L. F. VERISSIMO*
Quando Catarina, czarina de todas as Rússias, convidou o enciclopedista francês Denis Diderot para ser uma espécie de filósofo em residência no palácio Hermitage, em São Petersburgo, estava seguindo uma tradição que começara anos antes com o convite da rainha Cristina da Suécia a René Descartes para ir dar uma sacudida intelectual no seu reino. Anos mais tarde, Frederico o Grande, da Prússia, também quis ter o seu francês e mandou buscar Voltaire para ser seu interlocutor e consultor literário e legitimar sua pretensão a rei-filósofo, um legítimo produto do Iluminismo.
Descartes, com sua ideia doida de que o homem inventara Deus com a razão que Deus lhe dera, foi hostilizado pelos pensadores locais como já tinha sido combatido pela Igreja na França. Escreveu de Estocolmo para um amigo: “Me parece que aqui as ideias congelam, exatamente como a água”. Foi o frio da Suécia que o matou, embora se desconfie que os médicos da corte, inspirados pelo ciúme que ele provocava, tenham ajudado um resfriado a se tornar mortal.
Denis Diderot ficou dois anos em São Petersburgo. Seu relacionamento com a czarina e sua corte foi no mínimo pacífica e a separação foi amigável. A visita de Voltaire ao palácio de verão de Sans Souci, perto de Berlim, se estendeu para três anos e foi feliz enquanto durou – ou até Voltaire ser preso a mando do rei quando tentava voltar para casa, acusado de quebra de contrato e corrupção e de ter roubado alguns dos seus poemas eróticos, provavelmente a acusação que mais doeu. Mas é curioso como os três (entre outros, como Rousseau, Condorcet, D’Alembert, que também levaram conselhos franceses a poderosos de outras terras) foram adotados por monarquias absolutas justamente por serem notórios hereges, cuja crítica à ortodoxia religiosa implicava, por tabela, uma crítica a todo poder absolutista, e cujas ideias mais tarde dariam origem às revoluções republicanas. (É de Diderot a frase “A humanidade só será livre no dia em que o último déspota for enforcado com as tripas do último padre”).

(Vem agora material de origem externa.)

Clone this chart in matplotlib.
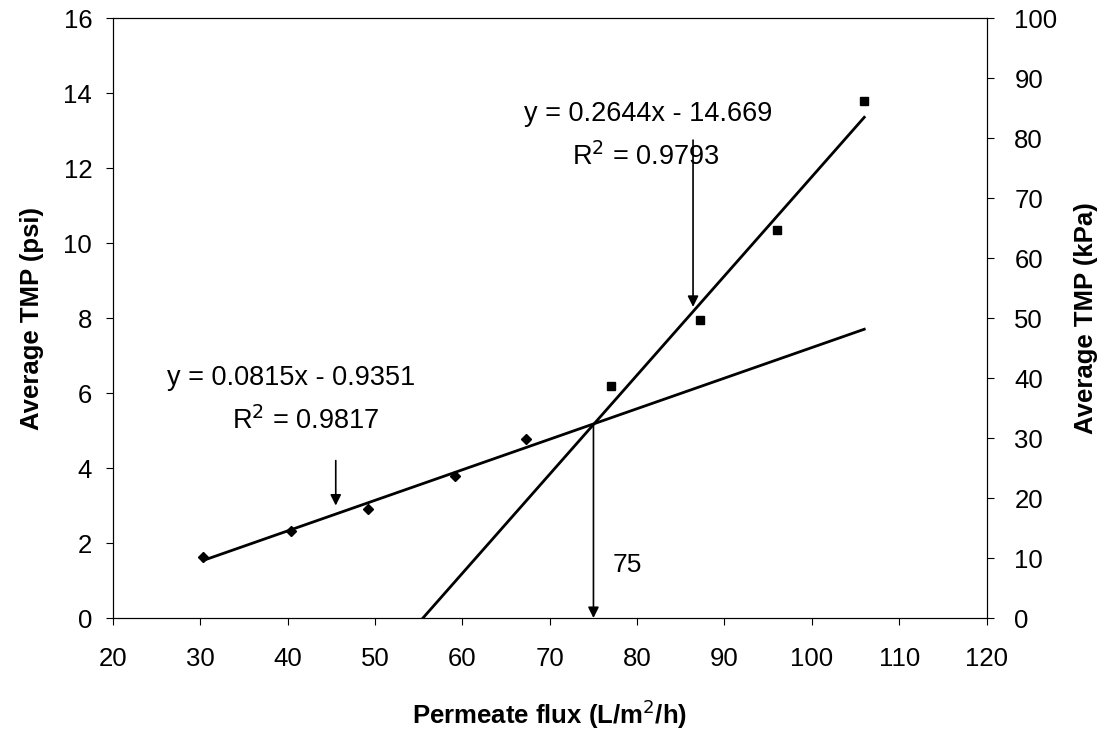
import matplotlib.pyplot as plt
import numpy as np

plt.rcParams.update({
    'font.family': ['Liberation Sans', 'DejaVu Sans'],
    'font.size': 18.5,
    'xtick.labelsize': 18.5,
    'ytick.labelsize': 18.5,
})

# measured points (flux L/m2/h, TMP psi)
flux_low = [30.3, 40.4, 49.2, 59.2, 67.3]
tmp_low = [1.62, 2.32, 2.92, 3.78, 4.78]
flux_high = [77.0, 87.2, 96.0, 106.0]
tmp_high = [6.18, 7.95, 10.35, 13.78]

# trendline coefficients as printed on the chart
slope_low, icpt_low = 0.0815, -0.9351
slope_high, icpt_high = 0.2644, -14.669
x_cross = 75

fig = plt.figure(figsize=(11.11, 7.30), dpi=100)
ax = fig.add_axes([0.1017, 0.1534, 0.7863, 0.8216])

ax.plot(flux_low, tmp_low, 'D', color='black', ms=5)
ax.plot(flux_high, tmp_high, 's', color='black', ms=6)

x1 = np.array([flux_low[0], flux_high[-1]])
ax.plot(x1, slope_low * x1 + icpt_low, color='black', lw=2)
x2 = np.array([-icpt_high / slope_high, flux_high[-1]])
ax.plot(x2, slope_high * x2 + icpt_high, color='black', lw=2)

arrow = dict(arrowstyle='-|>', color='black', lw=1.2, mutation_scale=16,
             shrinkA=0, shrinkB=0)
ax.annotate('', xy=(45.5, 3.0), xytext=(45.5, 4.2), arrowprops=arrow)
ax.annotate('', xy=(86.4, 8.3), xytext=(86.4, 12.75), arrowprops=arrow)
y_cross = slope_low * x_cross + icpt_low
ax.annotate('', xy=(x_cross, 0), xytext=(x_cross, y_cross), arrowprops=arrow)

ax.text(81.3, 13.45, 'y = 0.2644x - 14.669', ha='center', va='center', fontsize=19.5)
ax.text(81.0, 12.3, 'R$^2$ = 0.9793', ha='center', va='center', fontsize=19.5)
ax.text(40.4, 6.4, 'y = 0.0815x - 0.9351', ha='center', va='center', fontsize=19.5)
ax.text(42.0, 5.25, 'R$^2$ = 0.9817', ha='center', va='center', fontsize=19.5)
ax.text(78.9, 1.41, '75', ha='center', va='center', fontsize=19)

ax.set_xlim(20, 120)
ax.set_ylim(0, 16)
ax.set_xticks(range(20, 121, 10))
ax.set_yticks(range(0, 17, 2))
ax.tick_params(direction='out', length=5, pad=10)
ax.tick_params(axis='x', pad=16)

ax2 = ax.twinx()
ax2.set_ylim(0, 100)
ax2.set_yticks(range(0, 101, 10))
ax2.tick_params(direction='out', length=5, pad=15)

ax.set_xlabel('Permeate flux (L/m$^2$/h)', fontsize=18.5, fontweight='bold', labelpad=19)
ax.set_ylabel('Average TMP (psi)', fontsize=18.5, fontweight='bold', labelpad=14)
ax2.set_ylabel('Average TMP (kPa)', fontsize=18.5, fontweight='bold', labelpad=12)

plt.savefig('out.png', dpi=100)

Talvez os monarcas intuíssem que mostras de inquietação intelectual e credenciais progressistas os salvariam da onda racionalista que se aproximava, ou talvez apenas quisessem intelectuais iconoclastas aos seus pés, como animais domados. Mas qual era a razão dos intelectuais para aceitarem os convites? Na época, não se recusava um bom patrono, ainda mais um patrono com verbas reais, mas mesmo assim... Já era, então, a questão, que atravessaria a História, da relação dos intelectuais com o poder e do poder com os intelectuais. Onde terminam a fascinação e a vaidade e começa a cumplicidade, onde termina a admiração e começa a cooptação.
__________________________*Escritor. Cronista.